Instructions to follow: Go through the material below and copy all lines with "this".

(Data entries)

>> Begin

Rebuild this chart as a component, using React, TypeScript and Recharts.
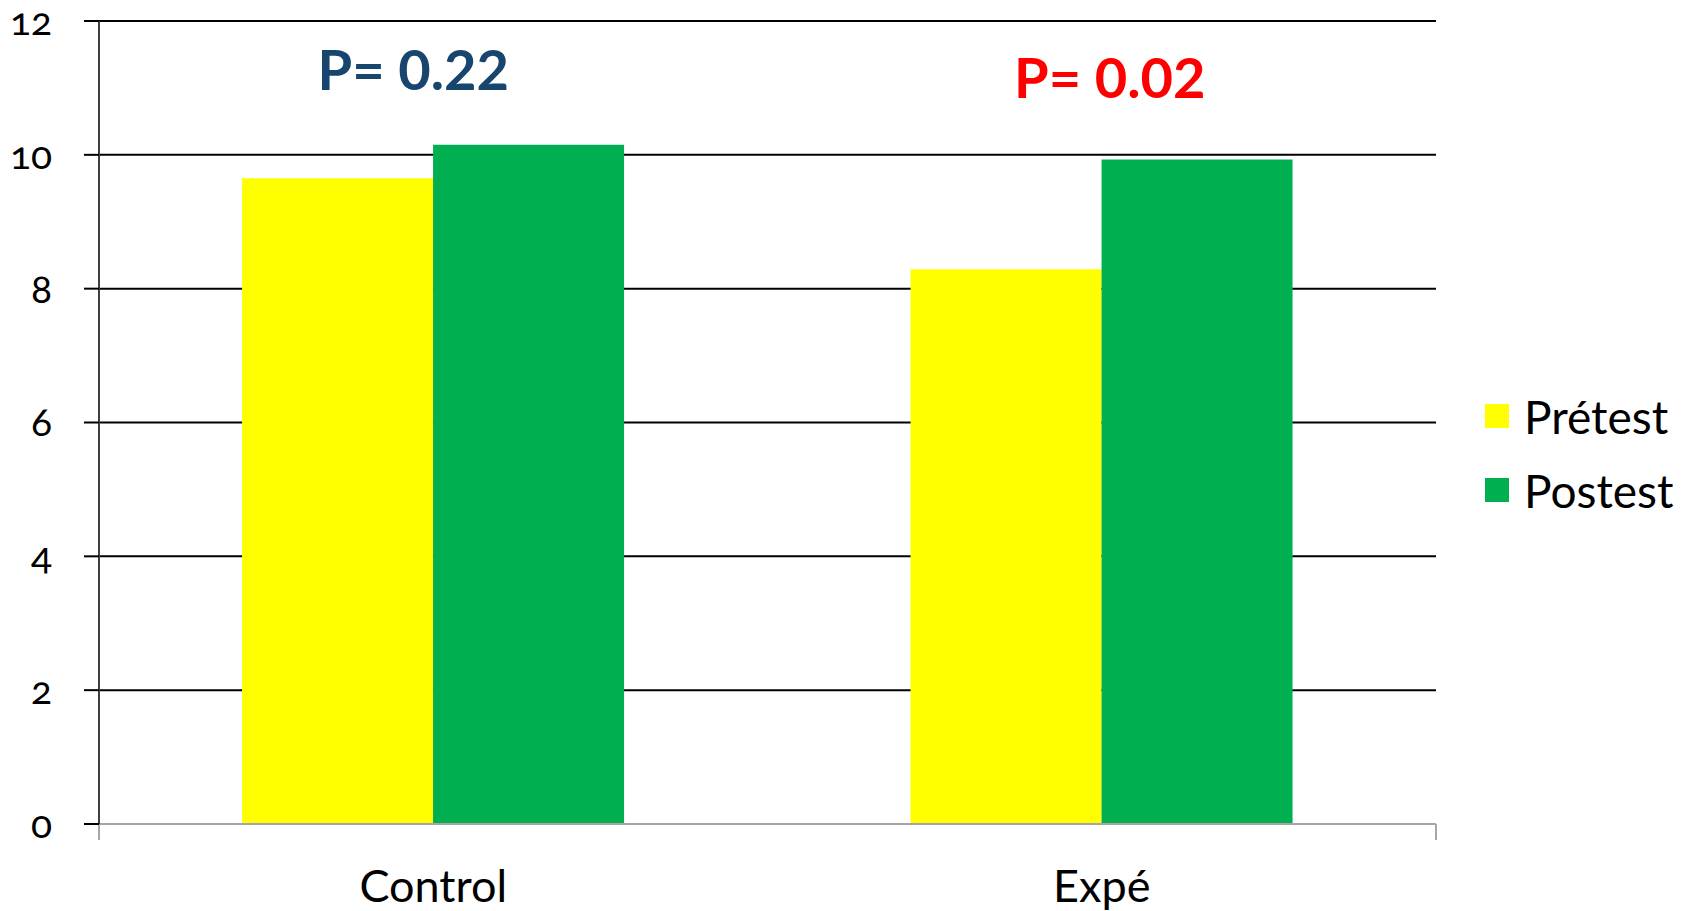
import { BarChart, Bar, XAxis, YAxis, CartesianGrid, Legend, ReferenceDot } from "recharts"

const FONT = "Lato, 'Open Sans', sans-serif"

const groups = ["Control", "Expé"]
const pretest = [9.65, 8.29]
const postest = [10.15, 9.93]
const yTicks = [0, 2, 4, 6, 8, 10, 12]
const groupEdges = [0, 1, 2]

const pLabels = ["P= 0.22", "P= 0.02"]
const pHeights = [11.26, 11.14]
const pShift = [-20, 8]
const pColors = ["#17456e", "#ff0000"]

const seriesNames = ["Prétest", "Postest"]
const seriesColors = ["#ffff00", "#00b050"]

const data = groups.map((g, i) => ({ group: g, pre: pretest[i], post: postest[i] }))

function NoLabel() {
  return <g />
}

function LegendBox() {
  return (
    <div style={{ fontFamily: FONT }}>
      {seriesNames.map((n, i) => (
        <div key={n} style={{ display: "flex", alignItems: "center", height: 74 }}>
          <span style={{ width: 24, height: 24, background: seriesColors[i], marginRight: 15 }} />
          <span style={{ fontSize: 46, color: "#000" }}>{n}</span>
        </div>
      ))}
    </div>
  )
}

export default function App() {
  return (
    <div style={{ position: "absolute", left: 0, top: 0, background: "#fff" }}>
      <BarChart
        width={1694}
        height={911}
        data={data}
        margin={{ top: 21, right: 258, bottom: 0, left: 0 }}
        barCategoryGap="21.4%"
        barGap={0}
      >
        <CartesianGrid vertical={false} stroke="#000" strokeWidth={2} />
        {/* number axis only used for the tick marks between the groups */}
        <XAxis
          type="number"
          domain={[0, 2]}
          allowDataOverflow
          ticks={groupEdges}
          interval={0}
          minTickGap={0}
          tick={<NoLabel />}
          height={1}
          stroke="#a6a6a6"
          strokeWidth={2}
          tickSize={16}
          tickLine={{ stroke: "#a6a6a6", strokeWidth: 2 }}
        />
        <XAxis
          xAxisId={1}
          dataKey="group"
          height={86}
          axisLine={false}
          tickLine={false}
          tickSize={6}
          tickMargin={39}
          tick={{ fill: "#000", fontSize: 45, fontFamily: FONT }}
        />
        <YAxis
          width={99}
          domain={[0, 12]}
          ticks={yTicks}
          interval={0}
          stroke="#404040"
          strokeWidth={2}
          tickSize={15}
          tickMargin={32}
          tickLine={{ stroke: "#000", strokeWidth: 2 }}
          tick={{ fill: "#000", fontSize: 39, fontFamily: FONT, style: { fontVariantNumeric: "oldstyle-nums" } }}
        />
        <Bar xAxisId={1} dataKey="pre" name={seriesNames[0]} fill={seriesColors[0]} isAnimationActive={false} />
        <Bar xAxisId={1} dataKey="post" name={seriesNames[1]} fill={seriesColors[1]} isAnimationActive={false} />
        {groups.map((g, i) => (
          <ReferenceDot
            key={g}
            xAxisId={1}
            x={g}
            y={pHeights[i]}
            r={0}
            stroke="none"
            fill="none"
            label={{
              value: pLabels[i],
              position: "center",
              dx: pShift[i],
              fill: pColors[i],
              fontSize: 56,
              fontWeight: 700,
              fontFamily: FONT,
            }}
          />
        ))}
        <Legend
          layout="vertical"
          align="center"
          verticalAlign="middle"
          content={<LegendBox />}
          wrapperStyle={{ left: 1485, top: 379, width: 220 }}
        />
      </BarChart>
    </div>
  )
}
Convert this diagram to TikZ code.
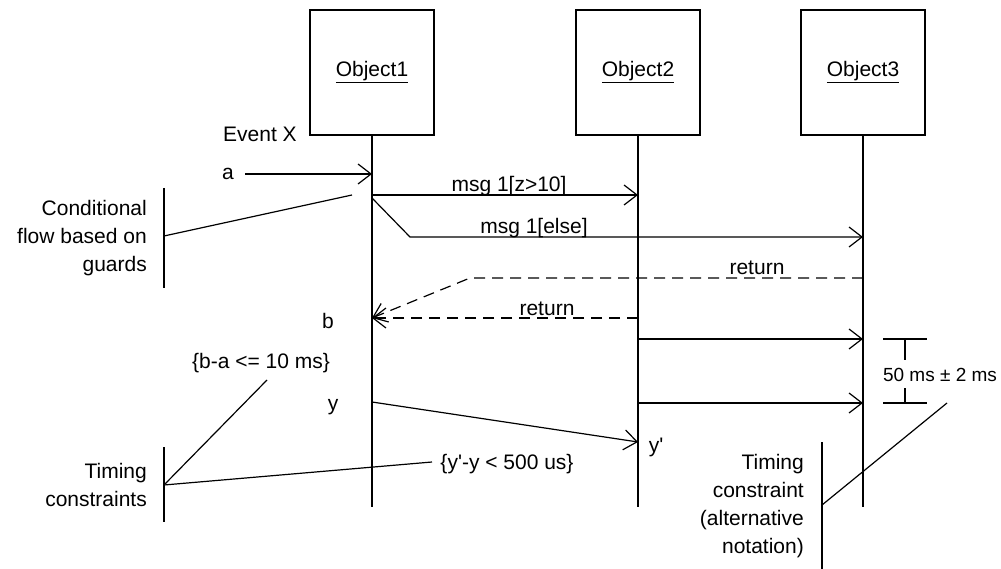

>> End

Exercise response:
Rebuild this chart as a component, using React, TypeScript and Recharts.
Convert this diagram to TikZ code.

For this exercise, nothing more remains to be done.